I enrolled in classes at the nearest community college about a week after his passing, and started my academic journey. I had decided some time in High School that I wanted to be a teacher, and perhaps a college professor some day. After I witnessed the immense discrepencies between high school and college I revised my dreams strictly to wanted to become a college professor. But...of what?

So far, the wondrous world of academia has changed my life; I am thrilled to wake up each and every morning and embark on the challenging and captivating trek through the world of knowledge. Things that I once suspected I was not so good at, I have realized that I am rather good at. One such thing is Math.

My Love-Hate Relationship with Mathematics

So far, I am currently taking my first semester of math in college. Throughout high school, for the most part, I despised math. It is because of this that I utilized my efforts to finish up my math credits as early as I possibly could in high school, in order to get them out of the way. Oh, how things have changed...

Having not taking math in three and a half years, to say that my math skills are rusty and unpractised would be an incredibly understatement. Math was not my strongest subject in high school (I slept through almost every class) and having not taken it in what seemed like eons, undergoing the placement test was like taking a test in a foreign language. Incredible frustrated and stressed about the situation, there were many moments during the test-taking proccess where I resorted to christmas-treeing the it.

So here I am in Pre-Algebra thinking that I am going to hate myself for the next several semesters while I run the mathematical gauntlet, and I realize that the numbers look different. The way they speak to one another, the way I remember them, the way I think of them, what they mean, how one concept relates to's all different.

I am LOVING math, and am utilizing the time I would have spent studying were the class not so incredibly easy to study and review higher concepts of algebra.

Is There Such a Thing As Too Late When it Comes to Chasing Childhood Dreams?

I am 21 years old and in my Sophmore year of college after taking the first semester off, and only taking a half-load my second semester. After this semester is over I will have completed 35 credit hours. As previously aforementioned, this is my first semester of math, and due to my less-than-adequate placement test scores via not having practised math in years, I am only taking a trivial and meaningless Pre-Algebra class.
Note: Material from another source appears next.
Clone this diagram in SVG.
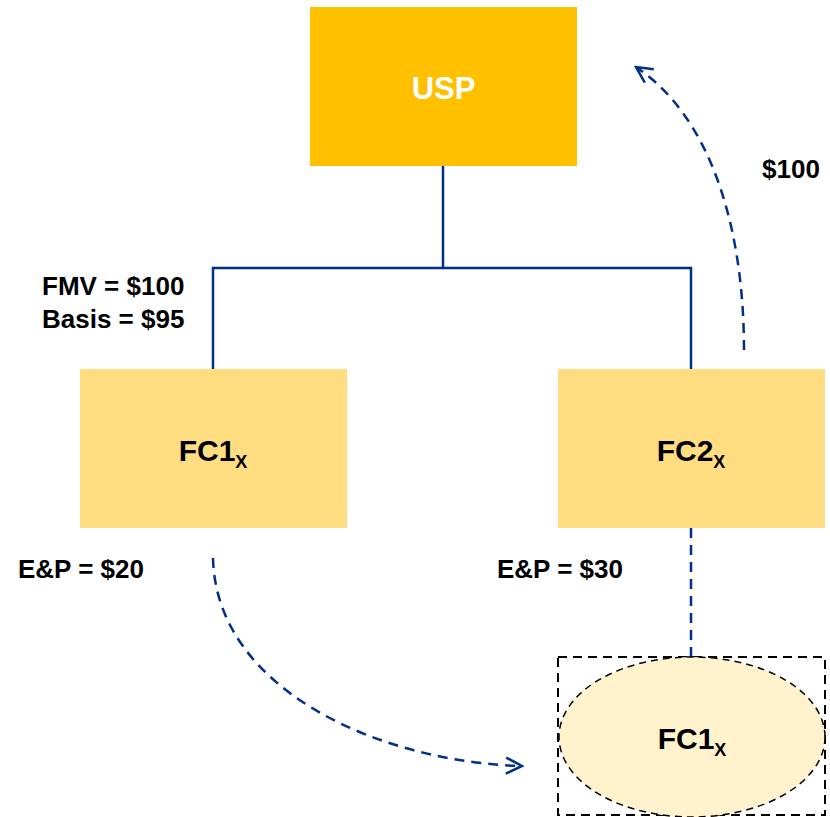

Philosophy and Physics are two subjects that have always dominated my imagination. Ever since I was a child, I dreamed of becoming a scientist and writing about the philosophical implications of my work. Astrophysics and Particle Physics were always favorite topics of discussion between me and many of my greatest friends, but I never had the appropriate understanding of mathematics in order to fully comprehend the depth and magnitude of ideas that are relevant to the field of physics.

Things are changing; after reading books like "The Language of Mathematics" by Keith Devlin have opened my eyes to the world that is waiting to be discovered via the rational application of numbers. Needless to say, Theoretical Physics is starting to look more appealing than it did once upon a time.

My Question To You...

Are these dreams foolish? Are they unattainable? Am I at a time in my life where I should usher the fanciful world of physics out of the window of my mind?

Most importantly, with the right drive and motivation, is it possible to make-up the knowledge in mathematics that is necessary to major or perhaps minor in physics?

More and more, I am feeling like I really want to explore the relationship between physics and philosophy in a professional setting, but can I do this without having to wait twenty years for my math to catch up?

Theoretically if I skip the Basic Algebra class like I am planning, I could take Intermediate and College Algebra in the summer, and start Trig in the fall, and Calc in the Spring semester. I realize it may not be advisable to do so, but if I put the right amount of time, work, and effort into increasing my aptitude for math, is this possible?

My Utmost Appreciation

Thank you all SO much for your time and effort; it is greatly, greatly appreciated. I always value the opinions of those more knowledgable than me in a given subject, and I look forward to hearing from you all. I apologize for the rambling...I sometimes have a bit of a tendency to get off-topic.

Once again, thank you, and any advice you have to offer is very much appreciated :)

Answers and Replies

  • #2
Of course it's not too late, you're only 21.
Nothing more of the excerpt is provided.